Opioids and Mindfulness

Mindfulness-Oriented Recovery Enhancement vs Supportive Group Therapy for Co-occurring Opioid Misuse and Chronic Pain in Primary Care: A Randomized Clinical Trial | Complementary and Alternative Medicine | JAMA Internal Medicine | JAMA Network

Long-term opioid therapy (LTOT; ≥90 days of opioid use) for the treatment of chronic pain is common in primary care settings, despite risks including opioid misuse and opioid use disorder (OUD). Approximately 25% of individuals receiving LTOT misuse opioids, which is defined as aberrant drug-related behaviours (e.g., use of opioids to alleviate negative emotions) inconsistent with prescription directions. Escalation from chronic pain to opioid misuse and OUD is thought to be propelled by effects of prolonged opioid use on stress and reward circuitry in the brain. These neurobiological changes increase sensitization to emotional distress and pain and decrease sensitivity to pleasure derived from natural rewards, promoting opioid dose escalation as a means of preserving a dwindling sense of well-being. Because of these complex pathogenic mechanisms as well as a dearth of studies in this area, successful treatment of opioid misuse among people receiving LTOT has proven elusive.

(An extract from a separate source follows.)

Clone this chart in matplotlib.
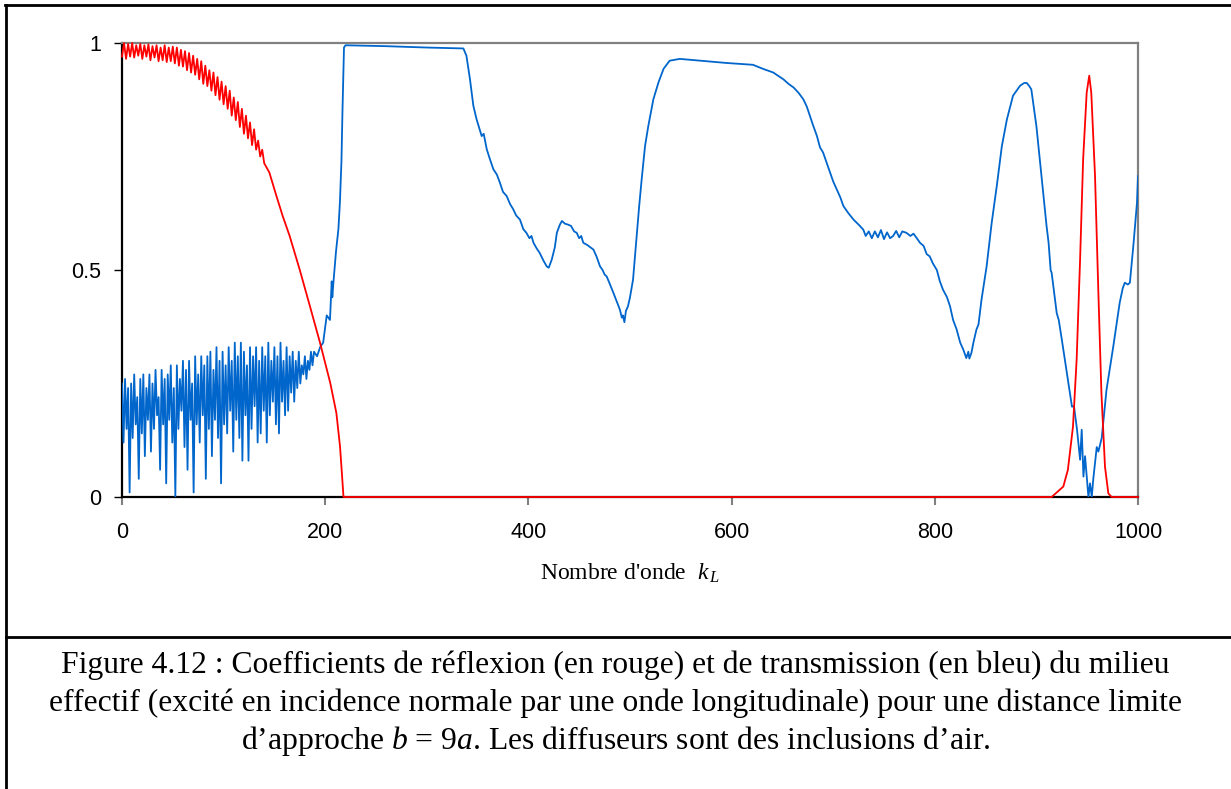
import numpy as np
import matplotlib
matplotlib.use('Agg')
import matplotlib.pyplot as plt
from matplotlib.lines import Line2D

# Reflexion (rouge) : partie oscillante k = 0..140 par pas de 2
red_osc_k = np.arange(0, 141, 2)
red_osc = [0.97, 1.00, 0.965, 0.998, 0.97, 1.00, 0.968, 0.995, 0.972, 0.998,
           0.965, 0.995, 0.97, 0.997, 0.962, 0.993, 0.968, 0.995, 0.96, 0.99,
           0.962, 0.995, 0.958, 0.99, 0.96, 0.992, 0.955, 0.99, 0.95, 0.985,
           0.948, 0.982, 0.94, 0.978, 0.935, 0.972, 0.93, 0.965, 0.92, 0.96,
           0.91, 0.95, 0.905, 0.94, 0.895, 0.935, 0.885, 0.925, 0.875, 0.915,
           0.865, 0.905, 0.855, 0.895, 0.84, 0.88, 0.83, 0.87, 0.815, 0.855,
           0.80, 0.84, 0.79, 0.825, 0.775, 0.81, 0.765, 0.785, 0.75, 0.765,
           0.735]
red_k = [145, 152, 158, 165, 175, 185, 195, 205, 211, 214.6,
         216.5, 218, 915, 926.5, 931, 936, 939.6, 943, 946, 949.5,
         952, 954, 957.7, 961, 964, 967.5, 970.8, 974, 1000]
red_r = [0.715, 0.663, 0.62, 0.575, 0.50, 0.42, 0.339, 0.251, 0.185, 0.111,
         0.05, 0.0, 0.0, 0.023, 0.06, 0.155, 0.302, 0.523, 0.744, 0.891,
         0.928, 0.891, 0.707, 0.45, 0.229, 0.067, 0.008, 0.0, 0.0]

# Transmission (bleu) : partie oscillante k = 0..189 par pas de 1.5
blue_osc_k = np.arange(0, 190, 1.5)
blue_osc = [0.25, 0.12, 0.26, 0.15, 0.24, 0.01, 0.25, 0.13, 0.27, 0.16,
            0.22, 0.04, 0.26, 0.14, 0.27, 0.09, 0.24, 0.17, 0.27, 0.10,
            0.25, 0.15, 0.28, 0.18, 0.22, 0.06, 0.28, 0.16, 0.26, 0.03,
            0.27, 0.17, 0.29, 0.12, 0.24, 0.00, 0.29, 0.15, 0.26, 0.19,
            0.30, 0.11, 0.28, 0.06, 0.30, 0.17, 0.25, 0.01, 0.31, 0.16,
            0.27, 0.12, 0.31, 0.18, 0.29, 0.04, 0.31, 0.15, 0.32, 0.09,
            0.28, 0.17, 0.33, 0.13, 0.30, 0.03, 0.32, 0.16, 0.29, 0.14,
            0.33, 0.19, 0.30, 0.10, 0.34, 0.17, 0.31, 0.13, 0.34, 0.08,
            0.32, 0.18, 0.29, 0.08, 0.33, 0.15, 0.31, 0.20, 0.33, 0.12,
            0.30, 0.14, 0.33, 0.19, 0.31, 0.12, 0.34, 0.18, 0.30, 0.21,
            0.33, 0.16, 0.31, 0.14, 0.34, 0.21, 0.30, 0.18, 0.33, 0.19,
            0.31, 0.23, 0.32, 0.21, 0.30, 0.24, 0.32, 0.25, 0.29, 0.27,
            0.31, 0.26, 0.30, 0.28, 0.32, 0.29, 0.32]
blue_k = [192, 195, 198, 201.5, 204.7, 206.4, 207, 208, 210.6, 213,
          214.5, 216, 217, 218.5, 220, 260, 300, 336, 339, 342.5,
          345.8, 349, 354, 356, 359, 362, 365.5, 369, 372, 375,
          378.6, 382, 385, 388, 391.7, 395, 398, 401, 403, 405,
          408, 411, 415, 418, 420, 423, 426, 428, 431, 433,
          436, 439, 442, 445, 447.5, 450, 452, 454, 458, 461,
          464, 467, 470.5, 473, 475, 477, 480, 483.6, 487, 490,
          492, 493, 494.5, 496, 498, 500, 503, 506.6, 509, 511.5,
          514.8, 518, 523, 528, 533, 539, 549, 569, 595, 621,
          631, 641, 651, 656, 661, 666, 670.6, 674, 677, 680,
          684, 687, 690, 693, 697, 700, 703.4, 707, 710, 715,
          720, 725, 729.6, 732, 735, 738, 741, 744, 747, 750,
          753, 756, 759, 762, 765, 768, 772, 776, 779, 782,
          785.4, 789, 792, 795, 798, 802, 805, 808, 812, 815,
          818, 821.5, 825, 828, 831, 833, 834, 836, 838, 841,
          843, 846, 851, 856, 861, 866, 871, 877, 884, 888,
          890.5, 893, 895, 900, 905, 910, 912, 914, 915, 918,
          920, 922, 925, 930, 935, 937, 940, 943, 944.6, 946.3,
          947.9, 951.2, 952.8, 954.5, 956, 959.4, 961, 964.3, 969, 975.7,
          982, 985, 987, 990, 992, 995.4, 999, 1000]
blue_t = [0.31, 0.33, 0.34, 0.40, 0.39, 0.475, 0.44, 0.47, 0.54, 0.59,
          0.65, 0.74, 0.85, 0.99, 0.995, 0.993, 0.99, 0.988, 0.972, 0.92,
          0.862, 0.832, 0.795, 0.80, 0.766, 0.745, 0.722, 0.71, 0.692, 0.672,
          0.663, 0.645, 0.634, 0.62, 0.611, 0.59, 0.582, 0.57, 0.575, 0.56,
          0.548, 0.538, 0.52, 0.508, 0.505, 0.523, 0.55, 0.582, 0.60, 0.608,
          0.602, 0.60, 0.597, 0.585, 0.582, 0.57, 0.575, 0.56, 0.555, 0.55,
          0.545, 0.53, 0.508, 0.50, 0.49, 0.486, 0.47, 0.45, 0.43, 0.413,
          0.395, 0.40, 0.385, 0.41, 0.42, 0.44, 0.479, 0.575, 0.64, 0.70,
          0.773, 0.817, 0.876, 0.913, 0.943, 0.961, 0.965, 0.961, 0.956, 0.952,
          0.943, 0.935, 0.92, 0.91, 0.902, 0.89, 0.876, 0.86, 0.84, 0.82,
          0.795, 0.77, 0.759, 0.74, 0.715, 0.695, 0.678, 0.66, 0.641, 0.625,
          0.611, 0.60, 0.589, 0.575, 0.585, 0.57, 0.585, 0.572, 0.588, 0.568,
          0.583, 0.57, 0.575, 0.586, 0.572, 0.585, 0.582, 0.575, 0.58, 0.571,
          0.56, 0.553, 0.535, 0.53, 0.515, 0.50, 0.475, 0.457, 0.44, 0.42,
          0.39, 0.369, 0.34, 0.325, 0.306, 0.32, 0.305, 0.317, 0.34, 0.369,
          0.38, 0.435, 0.508, 0.604, 0.685, 0.773, 0.832, 0.884, 0.906, 0.912,
          0.912, 0.905, 0.898, 0.817, 0.707, 0.597, 0.56, 0.50, 0.494, 0.44,
          0.405, 0.39, 0.347, 0.273, 0.199, 0.20, 0.148, 0.082, 0.148, 0.045,
          0.09, 0.0, 0.03, 0.0, 0.04, 0.11, 0.10, 0.13, 0.236, 0.332,
          0.428, 0.46, 0.472, 0.468, 0.472, 0.553, 0.648, 0.707]

x_ticks = [0, 200, 400, 600, 800, 1000]
y_ticks = [0, 0.5, 1]
y_labels = ['0', '0.5', '1']
caption = ['Figure 4.12 : Coefficients de réflexion (en rouge) et de transmission (en bleu) du milieu',
           'effectif (excité en incidence normale par une onde longitudinale) pour une distance limite',
           'd’approche $b$ = 9$a$. Les diffuseurs sont des inclusions d’air.']

plt.rcParams['mathtext.fontset'] = 'custom'
plt.rcParams['mathtext.rm'] = 'Liberation Serif'
plt.rcParams['mathtext.it'] = 'Liberation Serif:italic'
plt.rcParams['font.family'] = ['Liberation Sans', 'DejaVu Sans']

kr = np.concatenate([red_osc_k, red_k])
rr = np.concatenate([red_osc, red_r])
kb = np.concatenate([blue_osc_k, blue_k])
tb = np.concatenate([blue_osc, blue_t])

W, H = 1231, 789
fig = plt.figure(figsize=(W / 100, H / 100), dpi=100)
ax = fig.add_axes([122 / W, 1 - 497 / H, (1138 - 122) / W, (497 - 43) / H])

ax.plot(kb, tb, color='#0066CC', lw=1.3, zorder=3)
ax.plot(kr, rr, color='#FF0000', lw=1.3, zorder=4, clip_on=False)

ax.set_xlim(0, 1000)
ax.set_ylim(0, 1)
ax.set_xticks(x_ticks)
ax.set_yticks(y_ticks)
ax.set_yticklabels(y_labels)
ax.tick_params(axis='x', direction='out', length=6, width=1.5, color='#808080',
               pad=12, labelsize=15.5)
ax.tick_params(axis='y', direction='out', length=6, width=1.0, color='black',
               pad=9, labelsize=15.5)
ax.spines['left'].set_color('black')
ax.spines['bottom'].set_color('black')
ax.spines['top'].set_color('#808080')
ax.spines['right'].set_color('#808080')
for s in ax.spines.values():
    s.set_linewidth(1.6)

fig.text(0.5118, 1 - 573 / H, "Nombre d'onde  $k_{\\,L}$", ha='center', va='center',
         family='Liberation Serif', fontsize=17)

for i, line in enumerate(caption):
    fig.text(0.5, 1 - (665 + 38 * i) / H, line, ha='center', va='center',
             family='Liberation Serif', fontsize=22.8)

# cadre
fig.add_artist(Line2D([5 / W, 1], [1 - 5 / H, 1 - 5 / H], color='black', lw=2))
fig.add_artist(Line2D([6 / W, 6 / W], [0, 1 - 5 / H], color='black', lw=2))
fig.add_artist(Line2D([6 / W, 1], [1 - 637 / H, 1 - 637 / H], color='black', lw=2))

fig.savefig('out.png', dpi=100)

This study published in JAMA, posed the question – “Does a mindfulness-based intervention reduce comorbid chronic pain and opioid misuse in the primary care setting more than supportive psychotherapy?”

The study included 250 adults with chronic pain receiving long-term opioid therapy who were misusing opioid medications.

They randomised these patients into two groups over 8 weeks and they received 2 hours of training in each of the following treatment approaches

  1. Mindfulness based program – MORE (comprising training in mindfulness, reappraisal, and savouring positive experiences)
  2. Psychotherapy based program – supportive group psychotherapy (control condition).

They found that the Mindfulness based program intervention led to sustained improvements in opioid misuse and chronic pain symptoms and reductions in opioid dosing, emotional distress, and opioid craving compared with psychotherapy-based program.

At ACT for PAIN we are looking to see if our program can help reduce the opioid use of long-term users and improve their quality of their lives in association with a UK NHS Primary Care Network group.